If anyone came out of 2013 blooming like a gorgeous rose, it was Ashley Monroe. You knew her before as a hit songwriter, a best friend to Miranda Lambert and one-third of the trio Pistol Annies. However, after one listen to her critically-acclaimed solo album Like a Rose, she became even more.
She’s more than a sidekick. And she is no one-trick pony. She is the stuff female icons are made of in country music.
With a deep, rich speaking voice that drifts into the purest, most tender soprano when she begins to sing, you’re instantly captivated by her. And it’s not just how she delivers a song. It’s the entire package, including the incredibly profound lyrics she’s written and the emotive lilt in her voice that kills you line by line.
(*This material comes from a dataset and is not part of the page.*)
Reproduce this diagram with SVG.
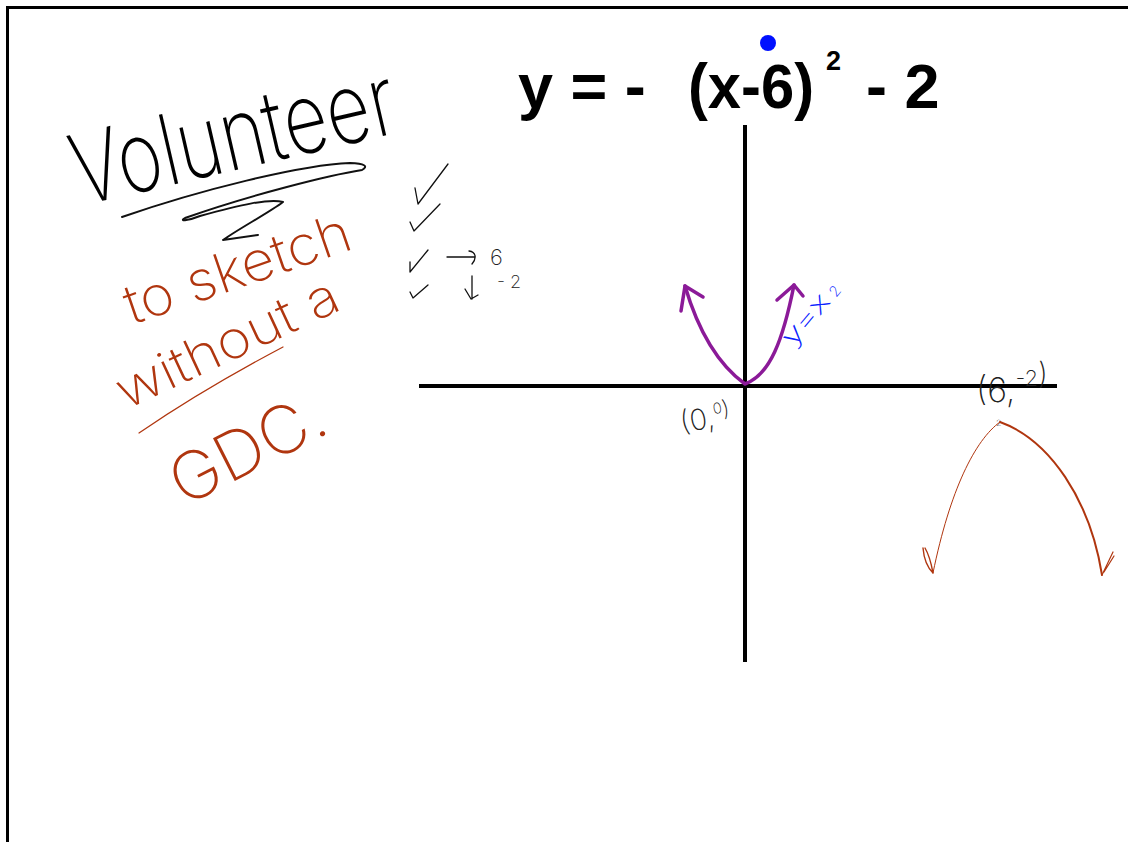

And it’s all on Like a Rose, so it’s no surprise she closed out 2013 as a definitive tastemaker. After the album’s release in March, the Washington Post deemed it “the first great album of the year,” and Rolling Stone later named it the country album of the year. Billboard, American Songwriter, Spin, People and NPR can’t seem to get enough of Monroe’s music.
Perhaps the track making the most noise for Monroe at the moment is the cheeky “Weed Instead of Roses.” Yep, she went there. But when you have a voice and creative drive like hers, you’re almost obligated to push the envelope, no matter how controversial it may turn out to be.
And if that isn’t good enough justification to simply flat-out say what you mean, you can always blame the album’s producer, Vince Gill. When he first heard the song, Monroe said she was a little shocked that he was gunning for her to cut it.
“He said, ’You wrote this?'” Monroe told me. “I said, ’Yeah, yeah, I wrote that. It’s funny.’
“He said, ’I’m not gonna produce this record unless you record this song.’
“I was, like, ’Vince! You’re supposed to be wholesome. What’s wrong with you?!’ He has a sense of humor. … So I did it, and I’m glad I did.”
We are, too. At the end of the day, Monroe knows you can usually trust the opinion of a Country Music Hall of Fame member.
“I’ll never not be star-struck when I see Vince Gill,” Monroe said. “No matter how good of a friend he is to me, no matter how much he feels like family to me, when I see Vince Gill, I melt. I’ve always looked up to him, and I still do, and I always will.”